Trade relations between Germany and Romania are continuing to develop in a very positive direction. Germany is Romania’s most important trading partner and the second largest foreign direct investor in the country, with investments totalling 9.25 billion euros in 2016. In Romania there are officially 22,243 companies with German-owned share capital, which was worth 4.65 billion euros as of the end of January 2017. Adjusted figures, however, show that only roughly 7400 of these companies are actually active in the Romanian market. In addition, a number of German companies make their investments via subsidiaries in other EU countries, which means that these do not appear in Romanian statistics as German investments. In 2017, trade between Germany and Romania increased 12 percent over the previous year to 29.64 billion euros, with Romanian exports to Germany totalling 14.3 billion euros and Romanian imports from Germany valued at 15.1 billion euros.

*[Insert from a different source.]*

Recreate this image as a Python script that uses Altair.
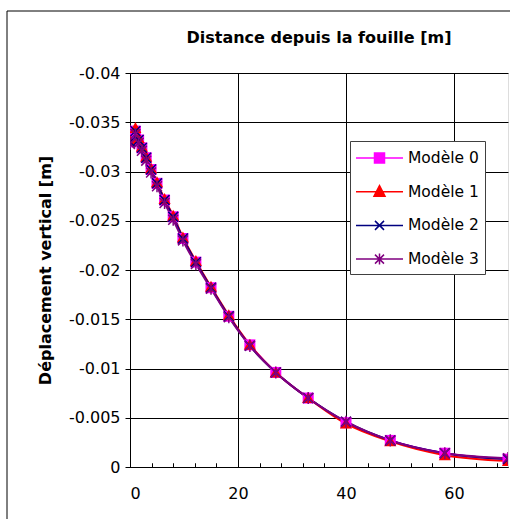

German business activities in Romania are wide-ranging, with German companies active in almost every sector in the country. German investment in Romania focuses on the automotive supply sector, but service companies and large retail chains with German capital also make a substantial contribution to the country’s GDP.
The German-Romanian Chamber of Industry and Commerce in Bucharest opened on 5 September 2002 and has since grown to approximately 600 members. It promotes bilateral economic relations and represents all major German trade fair companies in Romania. According to the chamber’s estimates, its member companies alone employ approximately 300,000 people in Romania.
In addition, German business clubs in Bucharest, Sibiu, Brașov, Timişoara, Arad, Cluj-Napoca, Satu Mare, Bacău and Tîrgu Mureş provide representatives of the German private sector in Romania with forums to discuss common issues.
Germany Trade and Invest (GTAI) opened a correspondent’s office in Romania in 2008.
The 2011 census put the German minority in Romania at just under 37,000, whereas the actual number is probably around 45,000. The German minority is organised in the Democratic Forum of Germans in Romania (FDGR), a political party based in Sibiu. In March 2015, it celebrated its 25th anniversary with a ceremony attended by Romania’s President Johannis and Frank Walter Steinmeier, Germany’s Foreign Minister at the time. The FDGR’s chairman is Dr Paul-Jürgen Porr. Following the local elections in June 2016, the German minority still retains a large number of seats in the local and district councils in Satu Mare and Transylvania. An under-secretary responsible for the German minority’s affairs in the Department for Interethnic Relations also comes from the minority’s ranks. In December 2016, Ovidiu Gant was re-elected to the Romanian Chamber of Deputies, where he has represented the German minority since 2004.
Though still widely spoken by the minority population, German is increasingly at risk as a result of the chronic underfunding of Romania’s education system and the consequent lack of German native-language instruction. In 2017, the German Government spent approximately 5.2 million euros on measures to support the German minority. Additional funding worth approximately 1.9 million euros was provided by the Romanian Government.
Bilateral cultural relations are formally based on the Agreement concerning the Reciprocal Establishment and Activities of Cultural and Information Centres of 1990, the Treaty on Friendly Relations and Partnership in Europe of 1992, the Agreement on Cultural Cooperation of 1995 and the Agreement on School Cooperation of 1996. Cultural relations focus on research and higher education as well as on promoting the German language.
Romanians feel a close affinity with German culture. Thanks to the German minority, there is a common tradition that keeps interest in the German language and culture alive in Romania.
The Goethe-Institut (GI), the Institut für Auslandsbeziehungen (ifa), the Alexander von Humboldt Foundation (AvH), the German Academic Exchange Service (DAAD), the Central Agency for Schools Abroad (ZfA, with more than 30 seconded teachers) and Germany’s political foundations all play an active role in Romania. The work of the GI is complemented by the activities of German cultural centres in Iaşi, Cluj-Napoca, Sibiu, Brașov and Timișoara. There are a constantly growing number of school and university partnerships. In 1999, Romania founded the Institutul Cultural Român “Titu Maiorescu” in Berlin, which showcases Romanian culture through exhibitions, concerts and lectures.